HAMPTON--The State has suspended licenses of 3 people who oversee assisted living facilities because of dozens of complaints including one death.
State board outlines improper treatment at 2 assisted care facilities
Three administrators are waiting to see if their licenses will be permanently suspended after allegations of improper treatment
Scott Schuett oversees six assisted living facilities in Hampton Roads, including Madison Retirement Center in Williamsburg and Ashwood Assisted Living Facility in Hampton. Both have been under scrutiny by the Virginia Board of Long-Term Care Administrators.
In a letter notifying Schuett of his administrator's license being suspended, Board member Lisa Hahn wrote, 'Based on the evidence considered, having determined that your practice poses a substantial danger to the public health and safety, the Board voted to summarily suspend your license to practice assisted living facility administration in the Commonwealth of Virginia pending a hearing.'
Donna Norvell at Madison and Rene Thomas at Ashwood Assisted Living Facility also had their administrators licenses temporarily suspended.
The state outlined several complaints against both facilities including:
-Failing to ensure that a diabetic resident experiencing high glucose readings received proper supervision, care and attention by failing to notify the resident's primary care physician immediately.
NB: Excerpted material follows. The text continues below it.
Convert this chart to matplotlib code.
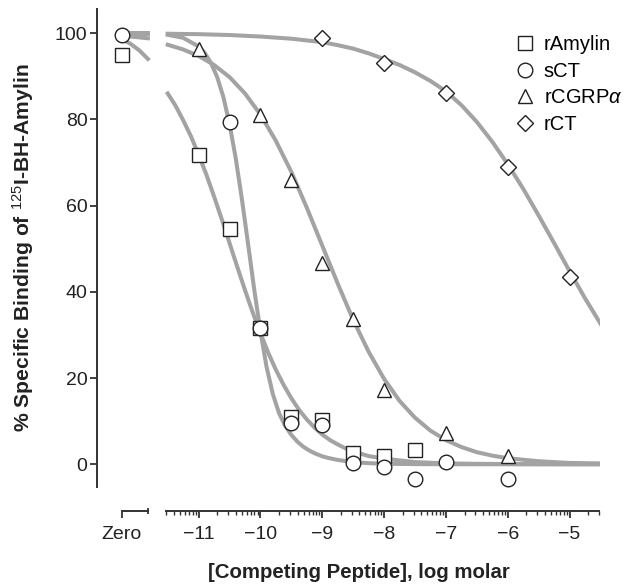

He died within 24 hours
-Failing to notify Social Services in a timely manner about the diabetic resident who died
-Failing to ensure that resident call bells were operational in at least four rooms
-Failing to ensure residents' medications were administered as prescribed
-Failing to ensure a proper food supply on hand for residents
Michael Nixon has lived at Madison for the last 7 years.
'There ain't enough food sometimes,' he said, adding 'Other conditions pretty good.'
Margarite Durns says her brother has lived at Madison for 10 years.
'Compared to what it has been, it is better,' said Durns.
She defended Schuett saying, 'When you make Scott aware that here's a real problem, he certainly has responded.'
13News tried to talk to Schuett at his house in Hampton. When we approached, a man and woman on the porch went inside and did not answer the door.
At Madison, an employee read a statement. She said, 'We ask you to respect the fact that our facility is home to our residents and providing to their needs and this remains our top priority. We're asking you to please leave the premises.'
Schuett, Norvell and Thomas will go before a board on October 30th and 31st. That's when the board will hear evidence and decide what will happen to their licenses.